**Source excerpt:**
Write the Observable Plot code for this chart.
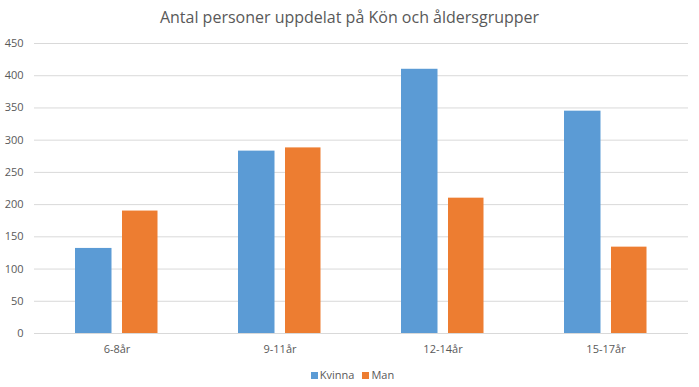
<!DOCTYPE html>
<html>
<head>
<meta charset="utf-8">
<script src="https://cdn.jsdelivr.net/npm/d3@7"></script>
<script src="https://cdn.jsdelivr.net/npm/@observablehq/plot@0.6"></script>
<style>
  body { margin: 0; background: #fff; font-family: "Open Sans", "Liberation Sans", sans-serif; }
  #wrap { width: 699px; height: 387px; position: relative; }
  #title { height: 34px; line-height: 34px; text-align: center; font-size: 16px; color: #595959; }
  #legend { height: 24px; line-height: 24px; text-align: center; font-size: 11px; color: #595959; padding-left: 6px; }
  #legend span.sw { display: inline-block; width: 7px; height: 7px; margin-right: 2px; vertical-align: 0px; }
  #legend span.it { margin: 0 4px; }
  svg { display: block; }
</style>
</head>
<body>
<div id="wrap">
  <div id="title">Antal personer uppdelat på Kön och åldersgrupper</div>
  <div id="chart"></div>
  <div id="legend"></div>
</div>
<script>
const categories = ["6-8år", "9-11år", "12-14år", "15-17år"];
const series = ["Kvinna", "Man"];
const kvinna = [132, 283, 410, 345];
const man = [190, 288, 210, 134];
const yTicks = [0, 50, 100, 150, 200, 250, 300, 350, 400, 450];
const colors = ["#5b9bd5", "#ed7d31"];

const kData = categories.map((c, i) => ({cat: c, serie: "Kvinna", value: kvinna[i]}));
const mData = categories.map((c, i) => ({cat: c, serie: "Man", value: man[i]}));

const chart = Plot.plot({
  width: 699,
  height: 329,
  marginTop: 9,
  marginBottom: 30,
  marginLeft: 34,
  marginRight: 11,
  style: {fontFamily: "'Open Sans', 'Liberation Sans', sans-serif", fontSize: "11px", color: "#595959", background: "#fff"},
  x: {domain: categories, padding: 0, label: null},
  y: {domain: [0, 450], ticks: yTicks, label: null},
  color: {domain: series, range: colors},
  marks: [
    Plot.ruleY(yTicks, {stroke: "#d9d9d9", strokeWidth: 1}),
    Plot.barY(kData, {x: "cat", y: "value", fill: "serie", insetLeft: 40, insetRight: 86.5}),
    Plot.barY(mData, {x: "cat", y: "value", fill: "serie", insetLeft: 87, insetRight: 40.5}),
    Plot.axisY({ticks: yTicks, tickSize: 0, tickPadding: 11, textAnchor: "end", fill: "#595959", label: null}),
    Plot.axisX({tickSize: 0, tickPadding: 12, fill: "#595959", label: null})
  ]
});
document.getElementById("chart").appendChild(chart);

const legend = document.getElementById("legend");
series.forEach((s, i) => {
  const it = document.createElement("span");
  it.className = "it";
  const sw = document.createElement("span");
  sw.className = "sw";
  sw.style.background = colors[i];
  it.appendChild(sw);
  it.appendChild(document.createTextNode(s));
  legend.appendChild(it);
});
</script>
</body>
</html>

**Do this:**
Repeat only what lies between the start of the data and the end of the line containing "const mData = categories.map((c, i)", exactly, with pictures left out.

**Solved problem:**
Write the Observable Plot code for this chart.
<!DOCTYPE html>
<html>
<head>
<meta charset="utf-8">
<script src="https://cdn.jsdelivr.net/npm/d3@7"></script>
<script src="https://cdn.jsdelivr.net/npm/@observablehq/plot@0.6"></script>
<style>
  body { margin: 0; background: #fff; font-family: "Open Sans", "Liberation Sans", sans-serif; }
  #wrap { width: 699px; height: 387px; position: relative; }
  #title { height: 34px; line-height: 34px; text-align: center; font-size: 16px; color: #595959; }
  #legend { height: 24px; line-height: 24px; text-align: center; font-size: 11px; color: #595959; padding-left: 6px; }
  #legend span.sw { display: inline-block; width: 7px; height: 7px; margin-right: 2px; vertical-align: 0px; }
  #legend span.it { margin: 0 4px; }
  svg { display: block; }
</style>
</head>
<body>
<div id="wrap">
  <div id="title">Antal personer uppdelat på Kön och åldersgrupper</div>
  <div id="chart"></div>
  <div id="legend"></div>
</div>
<script>
const categories = ["6-8år", "9-11år", "12-14år", "15-17år"];
const series = ["Kvinna", "Man"];
const kvinna = [132, 283, 410, 345];
const man = [190, 288, 210, 134];
const yTicks = [0, 50, 100, 150, 200, 250, 300, 350, 400, 450];
const colors = ["#5b9bd5", "#ed7d31"];

const kData = categories.map((c, i) => ({cat: c, serie: "Kvinna", value: kvinna[i]}));
const mData = categories.map((c, i) => ({cat: c, serie: "Man", value: man[i]}));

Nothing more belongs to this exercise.